Dans mon livre, je consacre un chapitre entier à cette objection qui m’est souvent faite. Il arrive parfois qu’à force de vouloir le meilleur pour les siens, on en vienne à haïr les autres, lorsque ceux-ci sont perçus comme des rivaux. Mais nous devons alors reconnaître, tout aussi humblement, que les mouvements universalistes ne sont pas exempts non plus d’une certaine inclination à la haine ou au sectarisme. Chacun des grands courants universels de l’histoire en a fait montre, qu’il s’agisse du christianisme, de l’islam ou du marxisme. En bâtissant leur empire, les universalistes ont souvent rejeté les particularismes nationaux qui se sont mis en travers de leur chemin et ont refusé d’accepter leur prétention à apporter à l’humanité entière la paix et la prospérité.
Cette détestation du particulier, qui est une constante dans tous les grands universalismes, est flagrante aujourd’hui dès lors qu’un pays sort du rang: regardez le torrent de mépris et d’insultes qui s’est répandu contre les Britanniques qui ont opté pour le Brexit, contre TRUMP, contre SALVINI, contre la Hongrie, l’Autriche et la Pologne, contre Israël… Les nouveaux universalistes vouent aux gémonies l’indépendance nationale.
En quoi le nationalisme est-il une «vertu»?

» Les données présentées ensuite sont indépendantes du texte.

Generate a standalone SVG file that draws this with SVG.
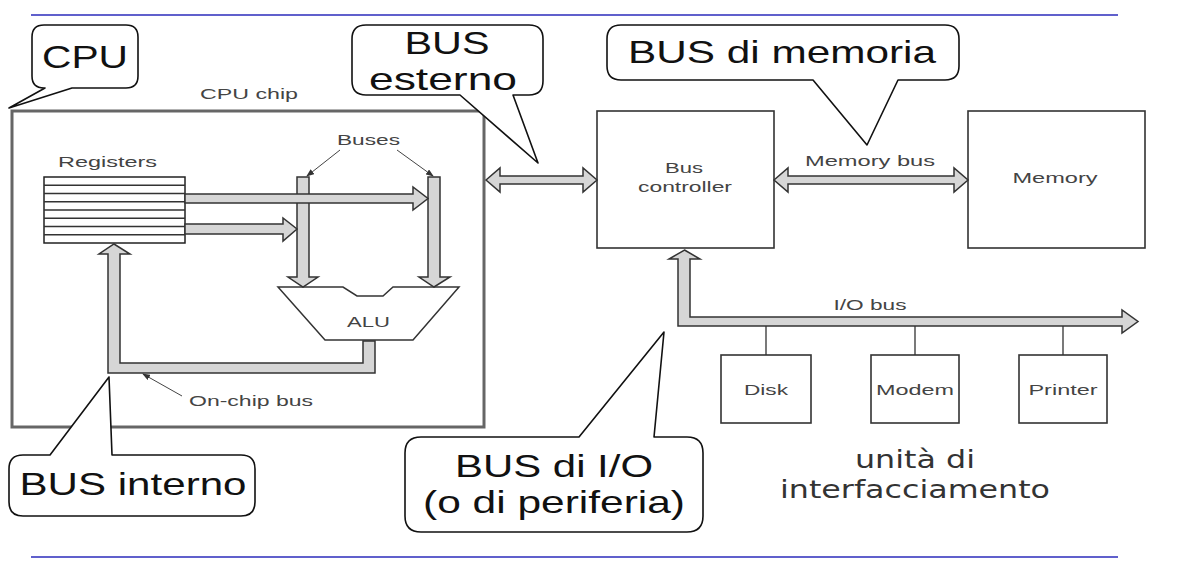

Dans le sens où un nationaliste ne prétend pas savoir ce qui est bon pour n’importe qui, n’importe où dans le monde. Il fait preuve d’une grande humilité, lui, au moins. N’est-ce pas incroyable de vouloir dicter à tous les pays qui ils doivent choisir pour ministre, quel budget ils doivent voter, et qui sera en droit de traverser leurs frontières?
Face à cette arrogance vicieuse, je considère en effet le nationalisme comme une vertu. Le nationaliste, lui, dessine une frontière par terre et dit au reste du monde: «Au-delà de cette limite, je renonce à faire imposer ma volonté. Je laisse mes voisins libres d’être différents.» Un universaliste répondra que c’est immoral, car c’est la marque d’une profonde indifférence à l’égard des autres. Mais c’est en réalité tout l’inverse: le nationaliste est vertueux, car il limite sa propre arrogance et laisse les autres conduire leur vie à leur guise.
Que vous inspirent les difficultés qu’ont les Britanniques à mettre en œuvre le Brexit ? N’est-il pas déjà trop tard pour revenir en arrière?
Non, il n’est pas trop tard. Si les différents gouvernements nationalistes aujourd’hui au pouvoir dans le monde parviennent à prouver leur capacité à diriger un pays de manière responsable, et sans engendrer de haine ou de tensions, alors ils viendront peut-être à bout de l’impérialisme libéral. Ils ont une chance de restaurer un ordre du monde fondé sur la liberté des nations. Il ne tient désormais qu’à eux de la saisir, et je ne peux prédire s’ils y parviendront: j’espère seulement qu’ils auront assez de sagesse et de talent pour cela.
Yoram Hazony est spécialiste de la Bible et docteur en philosophie politique. Il a fondé le Herzl Institute et enseigne la philosophie et la théologie à Jérusalem. Ce penseur de la droite israélienne est également auteur de nombreux articles publiés dans les journaux américains les plus prestigieux, du New York Times au Wall Street Journal. Presque inconnu en France, sonlivre The Virtue of Nationalism a suscité un vif débat aux Etats-Unis.